▶ _Written task_: Copy every line of the records below that holds the word "this".

▶ _Records shown_:
•••
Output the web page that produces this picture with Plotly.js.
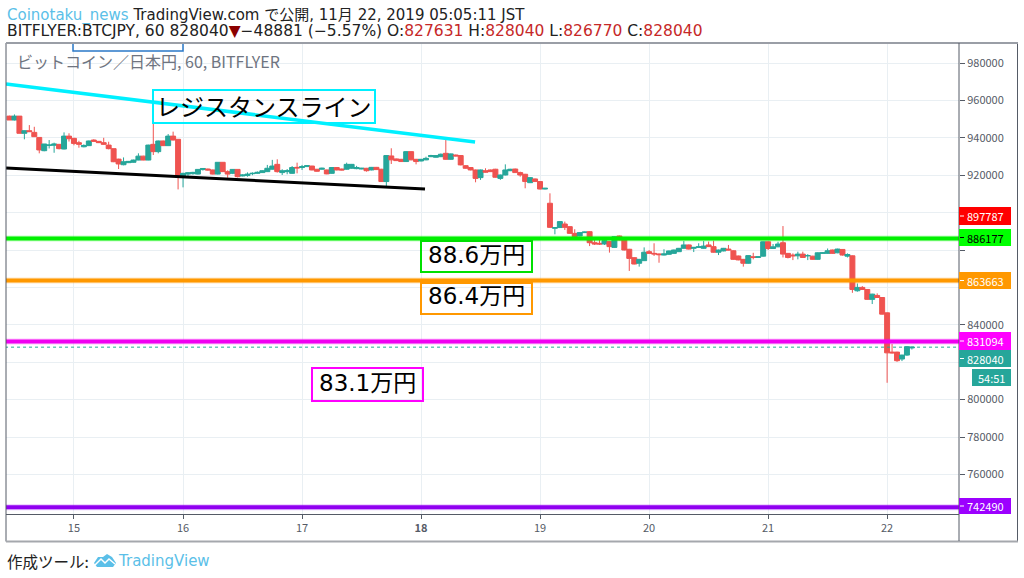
<!DOCTYPE html>
<html><head><meta charset="utf-8">
<script src="https://cdn.plot.ly/plotly-3.0.1.min.js"></script>
<style>html,body{margin:0;padding:0;background:#fff}#c{width:1024px;height:578px}</style></head>
<body><div id="c"></div>
<script>
const opens=[951.6,949.5,951.6,942.4,943.8,942.9,940.2,933.1,936,936,936.5,934,940.9,939.7,937.4,935.2,935.8,938.8,938.1,937.4,936.1,934.2,928.6,925.6,926.7,926.9,928.1,930.2,928.1,936.5,932.6,938.3,935.8,940.9,939.2,919.2,920.6,920.8,920.6,923,923.3,922.8,920.6,926.9,921.9,921,923.1,919.6,919.8,920.8,921,
921.4,921.9,923.2,925.8,921.4,921.9,921,924.2,924.1,924.6,924.9,923.2,923.2,922.8,921,924.1,923.3,923.2,923.7,923.5,923.3,923.7,922.8,924.2,923.2,916.6,930.3,928.7,928.5,927.3,932.6,928.5,927.6,928.2,929.9,929.6,929.9,931.7,928.5,930.8,930.5,925.1,924.1,922.8,918.7,922.4,922.8,923.2,918.3,920.1,922.4,923.3,921.4,920.5,916,918,916.6,912.6,905,891.6,892,
893.9,892.5,888.9,887.5,889.3,889.8,883.9,883.6,883.2,884.5,881.4,887.5,885.7,880.4,875.9,872.9,874.3,879.1,878.2,877.9,877.3,877.7,878.2,879.1,880.9,882.7,880.9,881.4,880.9,882.7,881.8,878.8,879.5,880.5,879.6,876.8,875,872.9,
876.4,876,876.7,884.4,880.8,881.7,883.9,878.2,877.3,876.9,877.8,876.9,876.7,875,878.2,878.2,880,878.5,880.3,876.7,876.9,858.2,860,858.9,853.6,855.7,854.6,846.4,825.4,825.4,821.7,823.8,827.631];
const highs=[951.8,952.5,951.6,943.9,946.8,945.9,940.2,936.7,938.8,937.4,936.5,942.9,942.4,940,938.4,936.5,938.5,939.2,938.3,940,937.9,934.2,928.8,929.5,927.6,928.3,931.7,930.4,936.3,947.7,938.5,938.5,942,943.3,939.2,921.3,921.6,921.8,923.3,923.8,923.5,923,927,927,922.6,923.3,923.1,920.4,921.5,921.5,922,
922.6,925.5,928.2,928.5,923.2,923.3,924.9,926.7,925.5,925.3,925,923.3,924,923,924.3,924.2,923.5,926.7,926,925,923.9,923.9,924.4,924.4,923.4,930.7,934.4,928.9,928.7,932.8,932.8,928.7,928.7,929.9,930.9,930.7,931.6,938.9,931.6,931,930.7,925.3,924.3,923,923,923.7,923,923.4,920.3,925.8,923.4,923.5,921.9,920.7,919,918.2,916.8,913.2,910.3,892.2,895.4,
895.2,892.7,891.1,889.5,889.8,890,885.4,885.4,885.7,884.7,887.3,887.7,885.9,880.6,876.1,875.2,881.4,880,883.6,878.1,880.4,879.7,880.2,881.1,884.8,882.9,881.6,883.6,884.8,884.5,885,880.2,881.1,882.7,879.8,877,875.2,877.2,
878.5,876.6,884.6,884.6,883.2,884.4,892.8,878.4,878.2,879.1,879.1,877.8,876.9,878.7,878.7,880.8,880.2,880.7,880.5,878.2,877.1,862.1,860.7,859.1,856.6,856.8,854.8,846.6,829.7,825.6,824,828.5,828.04];
const lows=[949.5,949.3,942.4,939.2,943.1,940.5,931.7,932.8,934.3,932,933.8,933.8,938,936,934.7,934.9,935.6,938,937.2,936.3,933.8,927,923.3,925.3,926.5,926.7,928,928,928,930.8,931.7,935.6,935.6,938.6,912.4,913.5,918.5,920.3,920.4,922.5,922.5,920.4,920.4,921.7,918.6,920.6,918.8,919.4,919.2,920,920.8,
921.2,921.7,923,921.4,920.1,920.5,920.8,921,922.8,924.4,922.6,921.9,923,920.5,920.8,922.6,922.6,923,923.5,923.2,923.2,921.9,922.6,922.8,916.4,913.9,926,927.6,927.1,927.1,928,925.8,927.4,928,929.7,929.4,929.7,928.3,928.3,930.1,925.3,923.5,922.6,916.2,917.5,921.4,921.7,918.7,917.5,919.9,922.2,921.2,919.2,913,915.8,916.4,912.4,912.4,891.9,888.4,891.8,
890.7,888.7,886.9,887.3,889.1,882.1,882.7,882.7,882.7,878.6,881.2,885.2,879.8,868.8,872.3,871.1,874.1,878,876.8,873.2,877.1,877.5,878,878.9,880.7,880.3,878.9,881.2,880.7,881.6,878.6,877.3,879.3,879.8,874.8,874.5,871.1,872.7,
875,875.8,876.5,880,880.6,881.5,876,875.5,874.6,875,875.8,874.6,874.8,874.8,878,878,878,878.3,877,876,857.1,857.7,858.7,853.4,851.1,854.4,845.5,809,824.7,820.2,820.6,823.4,826.77];
const closes=[949.5,951.6,942.4,943.8,943.3,940.6,933.5,936.7,936.1,936.7,934.2,940.9,939.5,937,936.5,935.9,938.3,938.1,937.4,936.5,934.2,927.2,926,927.2,927.4,928.1,930.2,928.1,936.1,932.6,938.3,935.8,940.9,938.8,918.8,921,921.3,921.5,923.1,923.6,922.8,920.6,926.9,921.9,920.6,923.1,919.2,920.1,920.6,921,921.5,
922.4,923.7,924.9,921.9,922.4,922.4,924.1,923.9,924.6,925.1,922.8,922.1,923.7,920.7,924.1,922.8,922.8,925.8,925.8,924.1,923.7,922.4,924.2,923,916.6,930.5,928.2,927.8,927.3,932.6,928.2,927.3,928.5,929,930.5,930.5,931.2,928.5,931.4,930.3,925.5,923.7,922.8,918.3,922.8,921.6,921.9,918.9,920.1,922.8,923.2,921.4,920.1,916.6,918.7,916.6,912.6,913,892.1,892,895.2,
892.1,888.9,887.1,889.3,889.6,883.9,883.2,883.2,885,881.8,887.1,885.4,880,875.5,872.5,875,878.8,878.2,877.9,877.5,877.9,879.5,880,880.9,882.7,880.5,881.4,881.7,882.1,881.8,878.8,880,880.9,880,875,874.7,872.9,877,
876,876.4,884.4,880.8,881.7,883.2,877.8,876,876.9,877.8,876,877,875,878.5,878.5,879.6,878.2,880.5,877.3,877.6,858.9,860,858.9,853.6,856.4,854.6,845.7,825,825,820.8,823.8,828.3,828.04];
const tickIndex=[13,35,59,83,107,129,153,177];
const dayLabels=['15','16','17','<b>18</b>','19','20','21','22'];
const priceTicks=[760000,780000,800000,820000,840000,860000,880000,900000,920000,940000,960000,980000];
const priceLabels=['760000','780000','800000','','840000','','','','920000','940000','960000','980000'];
const levelGreen=886177, levelOrange=863663, levelMagenta=831094, levelPurple=742490, lastPrice=828040;
const resistX=[-0.7,93.9], resistY=[968800,937750];
const supportX=[-0.7,83.8], supportY=[923850,912600];

const W=1024,H=578,L=6,R=959,T=43,B=514;
const px=x=>(x-L)/(R-L), py=y=>(B-y)/(B-T);
const k=a=>a.map(v=>Math.round(v*1000));
const xs=opens.map((_,i)=>i);
const xr=[-0.9,191.5];
const hl=(v,c,w,o)=>({type:'scatter',mode:'lines',x:xr,y:[v,v],line:{color:c,width:w},opacity:o||1,hoverinfo:'skip',showlegend:false});
const traces=[
 hl(levelGreen,'#00ff00',6,.22),hl(levelOrange,'#ff9800',6,.22),hl(levelMagenta,'#ff00ff',6,.22),hl(levelPurple,'#9c00ff',6,.22),
 {type:'scatter',mode:'lines',x:xr,y:[lastPrice,lastPrice],line:{color:'#26a69a',width:1,dash:'dot'},showlegend:false},
 {type:'candlestick',x:xs,open:k(opens),high:k(highs),low:k(lows),close:k(closes),width:0.88,whiskerwidth:0,
  increasing:{line:{color:'#26a69a',width:1},fillcolor:'#26a69a'},decreasing:{line:{color:'#ef5350',width:1},fillcolor:'#ef5350'},showlegend:false},
 hl(levelGreen,'#00f000',4),hl(levelOrange,'#ff9800',4),hl(levelMagenta,'#f000f0',4),hl(levelPurple,'#9000f0',4),
 {type:'scatter',mode:'lines',x:resistX,y:resistY,line:{color:'#00f0ff',width:3.5},showlegend:false},
 {type:'scatter',mode:'lines',x:supportX,y:supportY,line:{color:'#000',width:3},showlegend:false}
];
const JP='"Noto Sans CJK JP","Noto Sans",sans-serif';
const DV='"DejaVu Sans","Noto Sans CJK JP",sans-serif';
const shapes=[],anns=[];
const rect=(x0,y0,x1,y1,o)=>shapes.push(Object.assign({type:'rect',xref:'paper',yref:'paper',x0:px(x0),x1:px(x1),y0:py(y1),y1:py(y0),layer:'above'},o));
const txt=(x,y,t,size,color,xa,fam)=>anns.push({xref:'paper',yref:'paper',x:px(x),y:py(y),text:t,showarrow:false,xanchor:xa||'left',yanchor:'middle',font:{family:fam||JP,size:size,color:color},borderpad:0});
rect(L,T,1017.5,541.5,{line:{color:'#555b66',width:1}});
shapes.push({type:'line',xref:'paper',yref:'paper',x0:px(L),x1:px(1018),y0:py(43),y1:py(43),line:{color:'#9a9ea6',width:2},layer:'above'});
shapes.push({type:'line',xref:'paper',yref:'paper',x0:px(L),x1:px(1018),y0:py(541.5),y1:py(541.5),line:{color:'#a5a8ad',width:2},layer:'above'});
shapes.push({type:'line',xref:'paper',yref:'paper',x0:px(R),x1:px(R),y0:py(43),y1:py(541),line:{color:'#555b66',width:1},layer:'above'});
shapes.push({type:'path',xref:'paper',yref:'paper',path:`M${px(73)},${py(44)}L${px(73)},${py(51)}L${px(183)},${py(51)}L${px(183)},${py(44)}`,line:{color:'#2a78c8',width:1.5},layer:'above'});
rect(153,90,375,123,{line:{color:'#00f0ff',width:2}});
rect(421,241,532,272,{line:{color:'#00e000',width:2}});
rect(421,283,532,314,{line:{color:'#ff9800',width:2}});
rect(312,368,423,401,{line:{color:'#ff00ff',width:2}});
txt(264,106,'レジスタンスライン',24,'#000','center');
txt(476.5,255,'88.6万円',23,'#000','center',DV);
txt(476.5,296,'86.4万円',23,'#000','center',DV);
txt(367.5,383,'83.1万円',23,'#000','center',DV);
const labels=[[207,225,'897787','#ff0000','#fff'],[229,246,'886177','#00ff00','#000'],[272,289,'863663','#ff9800','#fff'],[332,350,'831094','#ff00ff','#fff'],[350,367,'828040','#26a69a','#fff'],[498,514,'742490','#9c00ff','#fff']];
labels.forEach(l=>{rect(959,l[0],1011,l[1],{fillcolor:l[3],line:{width:0}});
 shapes.push({type:'line',xref:'paper',yref:'paper',x0:px(960),x1:px(964),y0:py((l[0]+l[1])/2),y1:py((l[0]+l[1])/2),line:{color:l[4],width:1},layer:'above'});
 txt(985,(l[0]+l[1])/2,l[2],11,l[4],'center');});
rect(972,369,1011,386,{fillcolor:'#26a69a',line:{width:0}});
txt(991.5,377.5,'54:51',11,'#fff','center');
txt(6,15,'<span style="color:#5bbfe8">Coinotaku_news</span> TradingView.com で公開, 11月 22, 2019 05:05:11 JST',15,'#222','left',DV);
txt(6,31,'BITFLYER:BTCJPY, 60 828040<span style="color:#8b0000">▼</span>−48881 (−5.57%) O:<span style="color:#c62828">827631</span> H:<span style="color:#c62828">828040</span> L:<span style="color:#c62828">826770</span> C:<span style="color:#c62828">828040</span>',15.5,'#222','left',DV);
txt(16,61,'ビットコイン／日本円, 60, BITFLYER',16,'#6e7480');
txt(6,561,'作成ツール:',15.5,'#222');
txt(117,561,'TradingView',15,'#5bbfe8','left',DV);
const P=(x,y)=>`${px(x)},${py(y)}`;
shapes.push({type:'path',xref:'paper',yref:'paper',fillcolor:'#5bbfe8',line:{width:0},layer:'above',
 path:`M${P(94,563)}L${P(98,557)}L${P(103,557)}L${P(107,554)}L${P(112,557)}L${P(116,563)}L${P(113,567)}L${P(97,567)}Z`});
shapes.push({type:'path',xref:'paper',yref:'paper',line:{color:'#fff',width:1.5},layer:'above',
 path:`M${P(95,565)}L${P(101,559)}L${P(105,563)}L${P(109,559)}L${P(115,564)}`});

const layout={width:W,height:H,autosize:false,paper_bgcolor:'#fff',plot_bgcolor:'#fff',showlegend:false,dragmode:false,boxgap:0,boxgroupgap:0,
 margin:{l:L,r:W-R,t:T,b:H-B,pad:0},
 font:{family:JP,color:'#555b66',size:11},
 xaxis:{type:'linear',range:[-0.706,191.5],tickmode:'array',tickvals:tickIndex,ticktext:dayLabels,rangeslider:{visible:false},
  showgrid:true,gridcolor:'#e9eff3',gridwidth:1,zeroline:false,showline:true,linecolor:'#555b66',linewidth:1,ticks:'outside',ticklen:4,tickcolor:'#555b66',tickfont:{size:11,color:'#555b66',family:JP}},
 yaxis:{side:'right',range:[738824,990695],tickmode:'array',tickvals:priceTicks,ticktext:priceLabels,
  showgrid:true,gridcolor:'#e9eff3',gridwidth:1,zeroline:false,showline:false,ticks:'outside',ticklen:5,tickcolor:'#555b66',tickfont:{size:11,color:'#555b66',family:JP},automargin:false},
 shapes:shapes,annotations:anns};
Plotly.newPlot('c',traces,layout,{staticPlot:true,displayModeBar:false});
</script></body></html>
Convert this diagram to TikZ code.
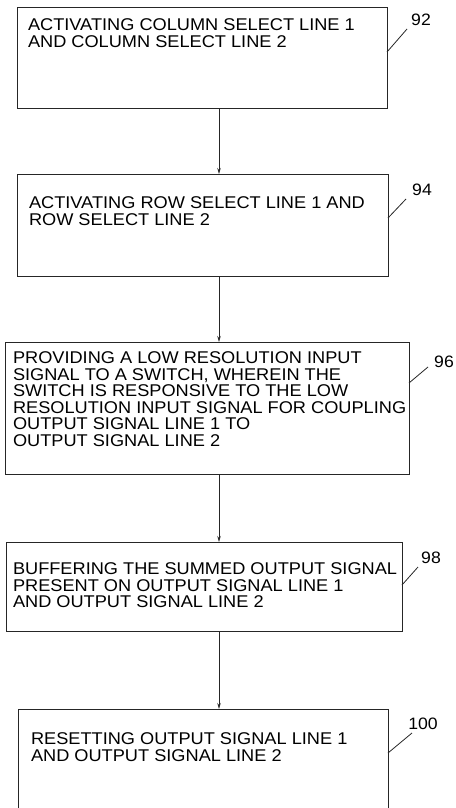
\documentclass[tikz,border=0pt]{standalone}
\usepackage{fontspec}
\setmainfont[FakeStretch=1.07]{Liberation Sans}
\usetikzlibrary{arrows.meta,calc}
\begin{document}
\begin{tikzpicture}[x=1pt,y=-1pt,
  boxst/.style={draw=black!85,line width=0.9pt,rectangle,inner sep=0pt,outer sep=0pt},
  txt/.style={anchor=north west,inner sep=0pt,outer sep=0pt,align=left,font=\fontsize{17}{16.5}\selectfont},
  lbl/.style={inner sep=0pt,font=\fontsize{16.5}{16.5}\selectfont},
  lead/.style={draw=black!85,line width=0.8pt},
  arr/.style={draw=black!85,line width=0.8pt,-{Stealth[length=6pt,width=3.5pt]}}]
\useasboundingbox (0,0) rectangle (455,808);
% boxes
\node[boxst,minimum width=370pt,minimum height=101pt] (b1) at (202,57.5) {};
\node[boxst,minimum width=371pt,minimum height=102pt] (b2) at (202.5,225) {};
\node[boxst,minimum width=404pt,minimum height=132pt] (b3) at (207,408) {};
\node[boxst,minimum width=396pt,minimum height=89pt] (b4) at (204,586.5) {};
\node[boxst,minimum width=370pt,minimum height=121pt] (b5) at (203,769.5) {};
% texts
\node[txt] (t1) at (28,19) {ACTIVATING COLUMN SELECT LINE 1\\AND COLUMN SELECT LINE 2};
\node[txt] (t2) at (29,197) {ACTIVATING ROW SELECT LINE 1 AND\\ROW SELECT LINE 2};
\node[txt] (t3) at (13,352) {PROVIDING A LOW RESOLUTION INPUT\\SIGNAL TO A SWITCH, WHEREIN THE\\SWITCH IS RESPONSIVE TO THE LOW\\RESOLUTION INPUT SIGNAL FOR COUPLING\\OUTPUT SIGNAL LINE 1 TO\\OUTPUT SIGNAL LINE 2};
\node[txt] (t4) at (13,563) {BUFFERING THE SUMMED OUTPUT SIGNAL\\PRESENT ON OUTPUT SIGNAL LINE 1\\AND OUTPUT SIGNAL LINE 2};
\node[txt] (t5) at (31,733) {RESETTING OUTPUT SIGNAL LINE 1\\AND OUTPUT SIGNAL LINE 2};
% arrows
\coordinate (ax) at (219,0);
\draw[arr] (b1.south -| ax) -- (b2.north -| ax);
\draw[arr] (b2.south -| ax) -- (b3.north -| ax);
\draw[arr] (b3.south -| ax) -- (b4.north -| ax);
\draw[arr] (b4.south -| ax) -- (b5.north -| ax);
% reference labels
\node[lbl] (l92) at (421,20) {92};
\node[lbl] (l94) at (422,190) {94};
\node[lbl] (l96) at (444,362) {96};
\node[lbl] (l98) at (431,558) {98};
\node[lbl] (l100) at (423,724) {100};
\coordinate (e92) at (407,29);
\coordinate (e94) at (406,199);
\coordinate (e96) at (428,367);
\coordinate (e98) at (418,567);
\coordinate (e100) at (412,733);
\draw[lead] ($(b1.north east)+(0,45)$) -- (e92);
\draw[lead] ($(b2.north east)+(0,44)$) -- (e94);
\draw[lead] ($(b3.north east)+(0,41)$) -- (e96);
\draw[lead] ($(b4.north east)+(0,43)$) -- (e98);
\draw[lead] ($(b5.north east)+(0,44)$) -- (e100);
\end{tikzpicture}
\end{document}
•••
▶ _Written solution_:
Output the web page that produces this picture with Plotly.js.
Convert this diagram to TikZ code.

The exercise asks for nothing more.